Avion

Avion. © Eve Omel, 2015

Avion. © Eve Omel, 2015

Carapateuse dans la nuit

Ce soir j'ai trouvé l'enfant dans mon lit. Il lui arrive de filer en douce de sa chambre avec la "peluche anti-cauchemar" et ses propres oreillers et de s'installer dans mon lit pour s'endormir. Elle sait de toute façon qu'elle ne risque aucune remontrance jusqu'au lendemain matin, elle sait que je ne vais pas la réveiller, que je vais la porter jusqu'à son lit, qu'elle ne s'en apercevra même pas, et quand bien même, la peur aura disparu depuis longtemps.

Grande frayeur

Ce soir, elle m'a rappelée une fois après l'extinction des feux: elle avait peur pour son père qui arrive ce weekend. Ça a été la bonne nouvelle d'hier au soir pourtant, une visite surprise de son père adoré, elle sautait de joie! Et ce soir la peur "qu'il arrive quelque chose à Papa", comme si la joie était trop grande et l'attente jusqu'à samedi encore plus grande, tellement grandes ces émotions que c’en est presque trop. "maman, j'ai envie de pleurer." Ben alors quoi dire quoi faire, hein... Cette enfant se fait peur toute seule, il faut la prendre dans mes bras.

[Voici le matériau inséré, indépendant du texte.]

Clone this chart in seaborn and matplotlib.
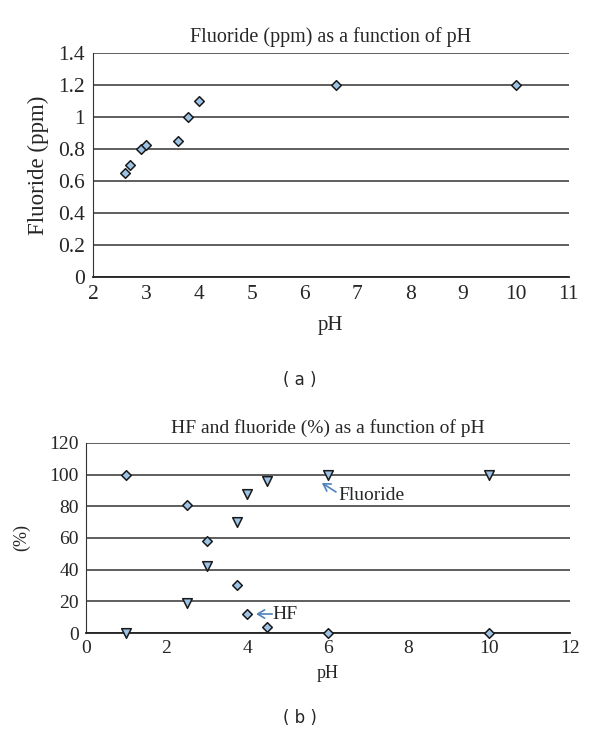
import numpy as np
import pandas as pd
import matplotlib
matplotlib.use('Agg')
import matplotlib.pyplot as plt
import seaborn as sns

# Data
ph_a = [2.6, 2.7, 2.9, 3.0, 3.6, 3.8, 4.0, 6.6, 10.0]
fluoride_ppm = [0.65, 0.70, 0.80, 0.83, 0.85, 1.00, 1.10, 1.20, 1.20]

ph_b = [1.0, 2.5, 3.0, 3.75, 4.0, 4.5, 6.0, 10.0]
hf_pct = [100, 81, 58, 30, 12, 4, 0, 0]
fluoride_pct = [0, 19, 42, 70, 88, 96, 100, 100]

sns.set_style('white')
plt.rcParams['font.family'] = ['Liberation Serif', 'DejaVu Serif']

fill = '#9dc3e6'
edge = '#1a1a1a'
arrow_col = '#4f81bd'

fig = plt.figure(figsize=(6, 7.43), dpi=100)
ax1 = fig.add_axes([0.155, 0.627, 0.793, 0.301])
ax2 = fig.add_axes([0.143, 0.148, 0.807, 0.256])

# (a)
df_a = pd.DataFrame({'pH': ph_a, 'Fluoride (ppm)': fluoride_ppm})
sns.scatterplot(data=df_a, x='pH', y='Fluoride (ppm)', ax=ax1, marker='D', s=24,
                color=fill, edgecolor=edge, linewidth=1.1, zorder=3, clip_on=False)
ax1.set_xlim(2, 11)
ax1.set_ylim(0, 1.4)
ax1.set_xticks(range(2, 12))
ax1.set_yticks(np.arange(0, 1.41, 0.2))
ax1.set_yticklabels(['0', '0.2', '0.4', '0.6', '0.8', '1', '1.2', '1.4'])
ax1.set_title('Fluoride (ppm) as a function of pH', fontsize=14.5, pad=8)
ax1.set_xlabel('pH', fontsize=15, labelpad=8)
ax1.set_ylabel('Fluoride (ppm)', fontsize=16.5, labelpad=6)
ax1.tick_params(labelsize=15.5, length=0, pad=6)

# (b)
df_hf = pd.DataFrame({'pH': ph_b, 'pct': hf_pct})
df_fl = pd.DataFrame({'pH': ph_b, 'pct': fluoride_pct})
sns.scatterplot(data=df_hf, x='pH', y='pct', ax=ax2, marker='D', s=24,
                color=fill, edgecolor=edge, linewidth=1.1, zorder=3, clip_on=False)
sns.scatterplot(data=df_fl, x='pH', y='pct', ax=ax2, marker='v', s=48,
                color=fill, edgecolor=edge, linewidth=1.1, zorder=3, clip_on=False)
ax2.set_xlim(0, 12)
ax2.set_ylim(0, 120)
ax2.set_xticks(range(0, 13, 2))
ax2.set_yticks(range(0, 121, 20))
ax2.set_title('HF and fluoride (%) as a function of pH', fontsize=14, pad=7)
ax2.set_xlabel('pH', fontsize=13, labelpad=6)
ax2.set_ylabel('(%)', fontsize=13, labelpad=14)
ax2.tick_params(labelsize=14, length=0, pad=5)

# labels with thin blue arrows
arrow = dict(arrowstyle='->,head_length=0.5,head_width=0.3', color=arrow_col, lw=1.2,
             shrinkA=0, shrinkB=0)
ax2.annotate('', xy=(5.85, 94.7), xytext=(6.2, 89), arrowprops=arrow)
ax2.text(6.25, 86.5, 'Fluoride', fontsize=14, va='center', ha='left')
ax2.annotate('', xy=(4.22, 12), xytext=(4.62, 12), arrowprops=arrow)
ax2.text(4.63, 11.5, 'HF', fontsize=14, va='center', ha='left')

for ax in (ax1, ax2):
    ax.yaxis.grid(True, color='#333333', lw=1.1)
    ax.set_axisbelow(True)
    for side in ('top', 'right'):
        ax.spines[side].set_visible(False)
    ax.spines['left'].set_color('#333333')
    ax.spines['bottom'].set_color('#222222')
    ax.spines['bottom'].set_linewidth(1.3)

fig.text(0.5, 1 - 380 / 743, '( a )', ha='center', va='center', fontsize=12, family='DejaVu Sans')
fig.text(0.5, 1 - 718 / 743, '( b )', ha='center', va='center', fontsize=12, family='DejaVu Sans')

fig.savefig('out.png', dpi=100)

Elle m'explique qu'elle a peur que l'avion de son père tombe. A-t-elle entendu parler par Radio-récré du crash de l'avion allemand dans les Alpes du Sud? Peut-être bien que oui, mais je préfère ne pas lui en parler car aussi bien elle a pensé "avion" toute seule dans sa petite tête, après tout c'est possible aussi. En tout cas, avec cette grève qui dure qui dure à Radio France, c'est pas chez nous qu'elle a pu entendre parler de quoi que ce soit. Je lui dis que les accidents d'avion sont  très rares, beaucoup plus rares que les accidents de voiture par exemple, qu'il ne faut pas qu'elle s'inquiète. C'est visiblement raté parce que la voilà carapatée avec son barda des nuits pas tranquilles.

Écholalie

Cet avion qui s'est crashé, c'est étrange, il s'est crashé exactement là où nous avons passé des vacances l'été dernier. Tout à fait près. Nous avons marché dans ces montagnes à la recherche d’œuvres Land Art installées là, sur les pentes des combes. Dans les hauteurs de Prads-Haute-Bléone, si c'est pas un nom de bled parfait, ça, n'est-ce pas? Eh bien tout à coup, dans ce bout du bout du monde qu'est Prads-Haute-Bléone (on ne peut pas aller plus loin, je veux dire que la route s'arrête là), voila cet A320 et ses âmes perdues qui se défait.

Aussi bien ma fille a entendu "Prads-Haute-Bléone" comme moi et depuis elle a mouliné tout ça à la sauce salsa avec son père au milieu. Je ne sais plus rien, je pense à tous les morts de l'avion et au paradis qu'est Prads-Haute-Bléone (c'est exprès, Prads-Haute-Bléone, appliquez-vous sur l'écholalie s'il vous plait.)